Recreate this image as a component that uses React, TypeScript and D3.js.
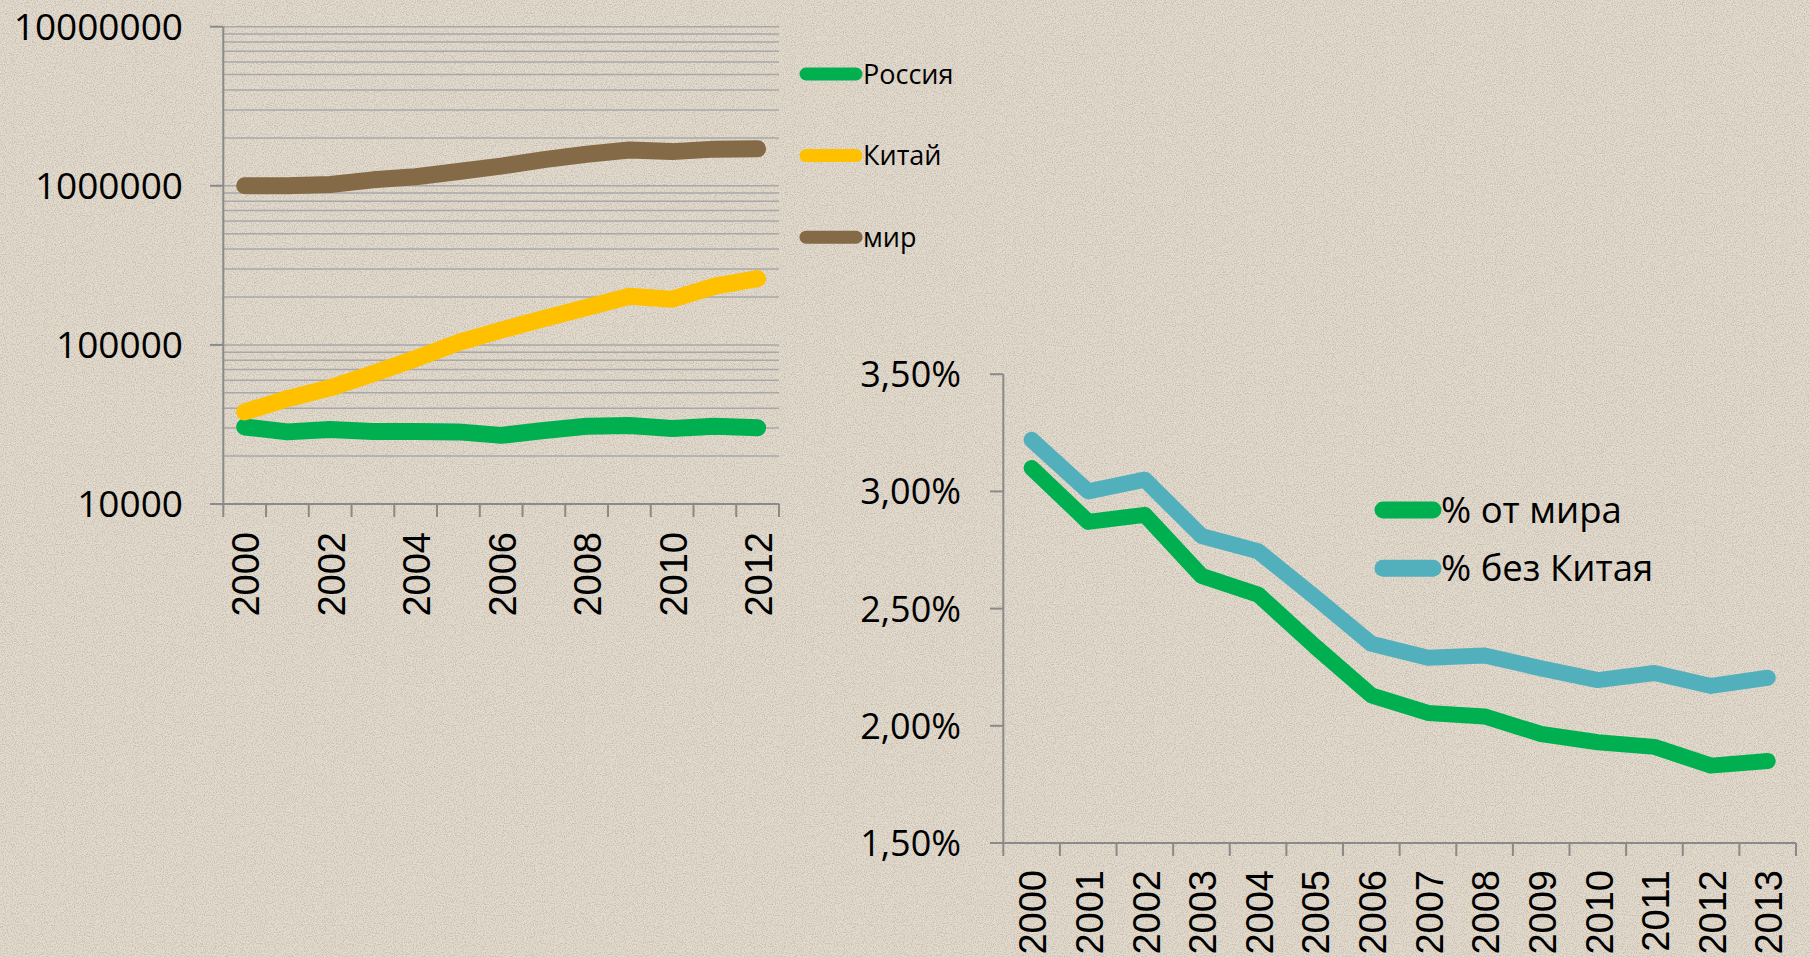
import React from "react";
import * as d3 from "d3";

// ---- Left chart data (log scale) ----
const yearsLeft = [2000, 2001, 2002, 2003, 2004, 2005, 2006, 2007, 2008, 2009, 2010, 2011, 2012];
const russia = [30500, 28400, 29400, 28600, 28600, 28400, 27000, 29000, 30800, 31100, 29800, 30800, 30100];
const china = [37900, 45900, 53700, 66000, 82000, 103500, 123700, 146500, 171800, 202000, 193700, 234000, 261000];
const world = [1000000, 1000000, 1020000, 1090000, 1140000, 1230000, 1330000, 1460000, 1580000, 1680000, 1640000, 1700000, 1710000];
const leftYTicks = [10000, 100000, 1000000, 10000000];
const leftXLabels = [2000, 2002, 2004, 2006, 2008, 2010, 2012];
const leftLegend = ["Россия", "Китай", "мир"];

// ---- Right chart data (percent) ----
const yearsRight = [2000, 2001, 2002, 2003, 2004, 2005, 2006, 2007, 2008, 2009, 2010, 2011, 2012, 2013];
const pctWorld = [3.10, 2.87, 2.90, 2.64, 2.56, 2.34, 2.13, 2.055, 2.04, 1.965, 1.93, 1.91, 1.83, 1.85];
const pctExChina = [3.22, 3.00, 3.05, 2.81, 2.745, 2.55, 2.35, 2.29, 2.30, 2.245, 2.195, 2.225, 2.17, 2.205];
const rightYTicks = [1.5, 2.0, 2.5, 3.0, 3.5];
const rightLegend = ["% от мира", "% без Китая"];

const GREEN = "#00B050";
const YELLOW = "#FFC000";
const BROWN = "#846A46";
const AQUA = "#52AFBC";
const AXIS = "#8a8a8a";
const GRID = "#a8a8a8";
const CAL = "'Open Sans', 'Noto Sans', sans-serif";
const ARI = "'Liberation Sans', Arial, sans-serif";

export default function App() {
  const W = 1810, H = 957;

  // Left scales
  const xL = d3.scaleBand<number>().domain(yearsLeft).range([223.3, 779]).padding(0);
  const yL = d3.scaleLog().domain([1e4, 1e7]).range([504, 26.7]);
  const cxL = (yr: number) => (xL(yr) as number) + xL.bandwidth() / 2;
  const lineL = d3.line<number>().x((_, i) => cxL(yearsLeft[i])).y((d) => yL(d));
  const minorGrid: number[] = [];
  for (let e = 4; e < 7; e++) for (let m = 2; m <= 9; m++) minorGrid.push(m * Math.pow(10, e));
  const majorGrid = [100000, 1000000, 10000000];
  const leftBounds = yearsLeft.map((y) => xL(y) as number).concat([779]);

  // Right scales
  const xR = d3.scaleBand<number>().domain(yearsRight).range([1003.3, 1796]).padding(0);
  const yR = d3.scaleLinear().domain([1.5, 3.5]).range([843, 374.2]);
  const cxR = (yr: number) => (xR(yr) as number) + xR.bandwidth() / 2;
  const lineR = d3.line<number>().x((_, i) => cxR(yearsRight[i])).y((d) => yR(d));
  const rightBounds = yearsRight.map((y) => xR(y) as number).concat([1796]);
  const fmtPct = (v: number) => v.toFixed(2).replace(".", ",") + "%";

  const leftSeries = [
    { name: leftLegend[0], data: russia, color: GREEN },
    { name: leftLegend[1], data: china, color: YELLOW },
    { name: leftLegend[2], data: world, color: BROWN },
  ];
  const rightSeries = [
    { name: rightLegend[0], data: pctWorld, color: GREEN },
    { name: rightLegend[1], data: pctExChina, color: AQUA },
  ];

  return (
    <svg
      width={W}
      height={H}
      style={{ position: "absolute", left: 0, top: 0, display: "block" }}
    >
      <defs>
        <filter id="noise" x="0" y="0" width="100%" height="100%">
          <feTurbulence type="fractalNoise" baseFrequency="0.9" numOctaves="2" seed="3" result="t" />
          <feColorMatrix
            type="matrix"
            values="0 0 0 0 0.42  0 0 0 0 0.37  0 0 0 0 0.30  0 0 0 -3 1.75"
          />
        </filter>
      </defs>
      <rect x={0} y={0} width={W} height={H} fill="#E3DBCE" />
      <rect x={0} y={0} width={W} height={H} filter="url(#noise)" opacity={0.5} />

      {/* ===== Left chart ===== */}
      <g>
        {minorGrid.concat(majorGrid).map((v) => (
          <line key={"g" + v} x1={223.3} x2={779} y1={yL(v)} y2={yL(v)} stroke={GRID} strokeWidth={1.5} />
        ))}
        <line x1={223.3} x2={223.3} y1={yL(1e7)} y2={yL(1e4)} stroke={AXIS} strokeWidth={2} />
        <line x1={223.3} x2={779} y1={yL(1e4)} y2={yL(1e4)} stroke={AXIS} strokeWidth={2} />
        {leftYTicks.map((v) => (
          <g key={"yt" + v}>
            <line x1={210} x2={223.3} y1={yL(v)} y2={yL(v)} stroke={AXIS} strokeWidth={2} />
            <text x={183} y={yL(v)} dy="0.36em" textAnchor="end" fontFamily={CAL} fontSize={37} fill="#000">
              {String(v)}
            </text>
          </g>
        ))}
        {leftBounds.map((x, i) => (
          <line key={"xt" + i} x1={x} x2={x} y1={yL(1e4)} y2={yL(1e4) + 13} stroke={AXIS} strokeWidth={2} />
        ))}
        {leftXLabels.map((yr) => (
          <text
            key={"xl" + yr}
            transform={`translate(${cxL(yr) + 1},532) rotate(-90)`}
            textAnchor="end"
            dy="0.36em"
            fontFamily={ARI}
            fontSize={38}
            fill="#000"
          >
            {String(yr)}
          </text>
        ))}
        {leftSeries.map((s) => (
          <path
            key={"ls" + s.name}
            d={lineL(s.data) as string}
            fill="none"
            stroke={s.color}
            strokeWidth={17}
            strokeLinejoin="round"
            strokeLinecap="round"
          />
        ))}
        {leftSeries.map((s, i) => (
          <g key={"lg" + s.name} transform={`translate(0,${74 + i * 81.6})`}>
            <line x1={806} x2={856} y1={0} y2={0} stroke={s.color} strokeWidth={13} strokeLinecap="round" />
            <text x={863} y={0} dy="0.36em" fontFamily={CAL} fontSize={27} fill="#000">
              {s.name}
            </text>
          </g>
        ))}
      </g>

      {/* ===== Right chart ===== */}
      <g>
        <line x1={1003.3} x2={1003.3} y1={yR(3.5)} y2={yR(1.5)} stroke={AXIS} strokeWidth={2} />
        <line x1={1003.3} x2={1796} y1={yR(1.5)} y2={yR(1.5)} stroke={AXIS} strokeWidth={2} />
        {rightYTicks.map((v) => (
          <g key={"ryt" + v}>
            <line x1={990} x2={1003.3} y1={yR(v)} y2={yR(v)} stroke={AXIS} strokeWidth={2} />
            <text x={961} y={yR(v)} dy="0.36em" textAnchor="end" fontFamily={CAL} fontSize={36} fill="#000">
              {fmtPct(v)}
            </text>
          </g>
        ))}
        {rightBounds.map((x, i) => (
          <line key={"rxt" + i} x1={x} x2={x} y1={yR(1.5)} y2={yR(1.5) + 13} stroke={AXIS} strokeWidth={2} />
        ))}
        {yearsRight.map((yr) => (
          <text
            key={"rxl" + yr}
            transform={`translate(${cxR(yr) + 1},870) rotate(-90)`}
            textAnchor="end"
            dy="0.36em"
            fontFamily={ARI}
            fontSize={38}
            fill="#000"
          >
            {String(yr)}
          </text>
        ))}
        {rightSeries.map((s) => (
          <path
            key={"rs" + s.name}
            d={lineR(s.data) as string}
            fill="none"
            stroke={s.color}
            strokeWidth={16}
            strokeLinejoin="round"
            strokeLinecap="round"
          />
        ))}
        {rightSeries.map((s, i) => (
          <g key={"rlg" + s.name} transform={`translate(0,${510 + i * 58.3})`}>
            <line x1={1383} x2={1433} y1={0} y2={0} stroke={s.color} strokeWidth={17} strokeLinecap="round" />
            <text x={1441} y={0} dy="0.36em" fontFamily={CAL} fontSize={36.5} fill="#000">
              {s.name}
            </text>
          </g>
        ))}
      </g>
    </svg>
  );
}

_ _ _ _ _

*Stated exercise:* Restate each line from the start of the listing through the line bearing "import * as" word for word. Drop the pictures.

*Task answer:*
Recreate this image as a component that uses React, TypeScript and D3.js.
import React from "react";
import * as d3 from "d3";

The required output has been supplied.